Sid Ahmed Ghlam, l'étudiant algérien soupçonné d'avoir tué une femme et projeté un attentat contre au moins une église à Villejuif en avril, a affirmé vendredi au juge d'instruction qu'il avait au contraire empêché la commission de l'attaque, selon ses avocats.
Entendu dans la matinée, l'étudiant de 24 ans, suspect numéro 1, "s'est expliqué pour la première fois" devant le magistrat instructeur, ont dit ses défenseurs. "Il a reconnu avoir été à Villejuif le 19 avril 2015 en présence d'un autre individu. Il conteste en revanche toute responsabilité dans la mort d'Aurélie Châtelain et a également affirmé avoir fait ce qu'il fallait pour empêcher la commission d'un attentat ce jour-là", expliquent ses trois avocats, Matthieu de Vallois, Gilles-Jean Portejoie et Christian Benoît.
Lors de sa mise en examen, les avocats avaient déjà affirmé que leur client contestait tous les faits qui lui étaient reprochés, sans entrer dans les détails. Vendredi, ils n'ont fait aucun autre commentaire, notamment sur ce second individu évoqué par Sid Ahmed Ghlam. La question s'est déjà posée de savoir si Ghlam était seul ou non à Villejuif, dans le Val-de-Marne. Question renforcée par l'existence d'un message de ses commanditaires retrouvé par les enquêteurs et qui poussait l'étudiant à agir seul si son complice ne venait pas, avait relevé une source proche du dossier.
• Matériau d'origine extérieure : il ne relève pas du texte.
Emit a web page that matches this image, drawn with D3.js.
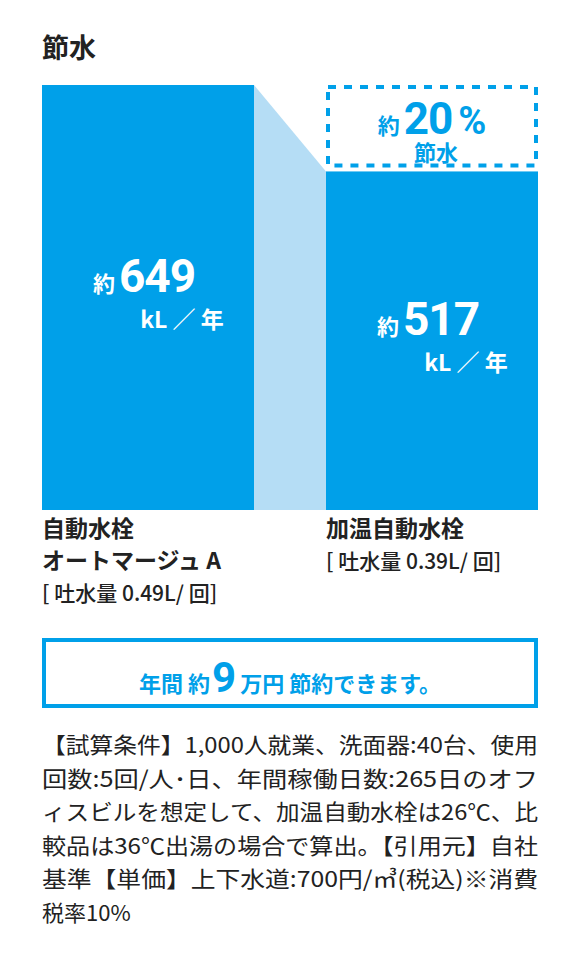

Le jeune homme, connu des services de renseignement parce qu'il avait basculé dans l'islam radical, avait été arrêté de manière fortuite le 19 avril à Paris, après avoir été blessé dans des circonstances inexpliquées et avoir lui-même alerté le Samu. Dans sa chambre d'étudiant et près de sa voiture, les policiers avaient retrouvé un véritable arsenal: quatre fusils d'assaut kalachnikov, un pistolet, un revolver, des gilets pare-balles et des gilets multipoches, des munitions et des documents manuscrits avec des cibles potentielles.
Commanditaire en Syrie ?
Selon les enquêteurs, le suspect avait fait des recherches sur les églises de Villejuif. L'exploitation de son GPS atteste de sa présence dans cette ville de banlieue parisienne, à l'heure où Aurélie Châtelain a été tuée, le 19 avril, par un coup de feu alors qu'elle se trouvait dans son véhicule. La balle a été tirée avec un revolver du suspect, dont l'ADN a aussi été trouvé dans le véhicule de la jeune femme. Du sang de la victime a été retrouvé sur la parka de Sid Ahmed Ghlam. Les enquêteurs ont la conviction que l'Algérien n'a pu agir seul et qu'il a été "téléguidé" depuis la zone irako-syrienne. Pour passer à l'acte, il a bénéficié "d'une aide qui s'est traduite par des véhicules et de la fourniture d'armement", avait affirmé le procureur de Paris, François Molins.Au tout début de l'enquête, le procureur avait aussi affirmé que Ghlam, qui avait chez lui des documents sur les "organisations terroristes Al-Qaïda et État islamique", avait été en contact avec "une autre personne pouvant se trouver en Syrie", qui lui avait demandé "explicitement de cibler particulièrement une église".
L'enquête se concentre depuis sur de possibles complicités. Trois hommes ont ainsi été mis en examen et écroués, soupçonnés de lui avoir apporté une aide logistique. Tous nient avoir été au courant d'un projet d'attaque. Cet attentat évité avait eu lieu moins de quatre mois après les attaques jihadistes menées à Paris par les frères Kouachi puis Amédy Coulibaly, qui ont fait dix-sept victimes, et dont les auteurs ont aussi trouvé la mort.